PEOPLE OF MI V GEORGE COOKAnnotate this Case
STATE OF MICHIGAN
COURT OF APPEALS
PEOPLE OF THE STATE OF MICHIGAN,
June 19, 1998
LC No. 97-005043
Before: Wahls, P.J., and Jansen and Gage, JJ.
Reversed and remanded for reinstatement. Plaintiff appeals as of right the trial court’s order
granting defendant’s motion to suppress and dismissing the charge. We reverse. This appeal is being
decided without oral argument pursuant to MCR 7.214(E).
Defendant was charged with carrying a concealed weapon in a motor vehicle, MCL 750.227;
MSA 28.424. Defendant moved to suppress the evidence, and an evidentiary hearing was held. The
arresting officers testified that they approached defendant’s vehicle because it was standing in a no
parking or no standing zone. As they approached, defendant bent over, and placed something on the
floorboard. One of the officers saw the butt and slide of a handgun on the floor, and ordered defendant
out of the car. A neighbor testified that the officers approached from a different direction, that there
was another person in defendant’s car, and that people frequently stopped in front of her house. The
trial court found that the officers did not have a legal basis for approaching defendant’s car, and granted
the motion to suppress. When the prosecution could not go forward without the suppressed evidence,
the case was dismissed.
The trial court clearly erred in granting the motion to suppress. People v Shields, 200 Mich
App 554; 504 NW2d 711 (1993). There are three tiers of police-citizen encounters. People v
Shabaz, 424 Mich 42, 56; 378 NW2d 451 (1985). The first tier consists of an officer asking a person
questions in a public place. Officers do not violate the Fourth Amendment by merely approaching an
individual, identifying themselves as police officers, and putting questions to the individual. If there is no
detention, there is no seizure within the meaning of the Fourth Amendment. Id.

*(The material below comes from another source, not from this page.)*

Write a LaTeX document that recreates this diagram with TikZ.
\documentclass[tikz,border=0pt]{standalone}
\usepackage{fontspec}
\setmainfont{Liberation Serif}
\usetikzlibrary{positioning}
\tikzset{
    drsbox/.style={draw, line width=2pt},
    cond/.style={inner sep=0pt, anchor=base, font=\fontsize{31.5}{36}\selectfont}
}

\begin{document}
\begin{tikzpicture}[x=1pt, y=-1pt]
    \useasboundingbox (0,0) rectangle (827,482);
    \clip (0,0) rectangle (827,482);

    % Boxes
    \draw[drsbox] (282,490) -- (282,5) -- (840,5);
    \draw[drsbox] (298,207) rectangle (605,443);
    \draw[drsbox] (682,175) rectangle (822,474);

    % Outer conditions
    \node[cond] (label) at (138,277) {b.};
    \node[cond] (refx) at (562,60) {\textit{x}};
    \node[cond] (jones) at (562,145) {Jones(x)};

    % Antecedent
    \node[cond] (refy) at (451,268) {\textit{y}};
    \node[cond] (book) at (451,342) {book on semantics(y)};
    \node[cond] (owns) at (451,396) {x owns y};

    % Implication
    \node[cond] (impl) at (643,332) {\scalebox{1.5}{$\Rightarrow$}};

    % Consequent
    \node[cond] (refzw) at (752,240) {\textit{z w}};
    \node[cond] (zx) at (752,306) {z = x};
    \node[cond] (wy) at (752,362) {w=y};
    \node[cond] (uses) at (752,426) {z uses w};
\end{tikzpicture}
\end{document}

This case initially presented a first tier contact. Officers approached defendant’s vehicle
ostensibly to issue a parking ticket. Even if a ticket was not merited, their approach did not constitute a
seizure. The nature of the encounter did not change until the officers saw a gun on the floorboard of
defendant’s vehicle. At that point, they had probable cause to arrest defendant, based on the plain view
of the weapon. People v Champion, 452 Mich 92; 549 NW2d 849 (1996). The trial court clearly
erred in granting the motion to suppress of the charge. We do not retain jurisdiction.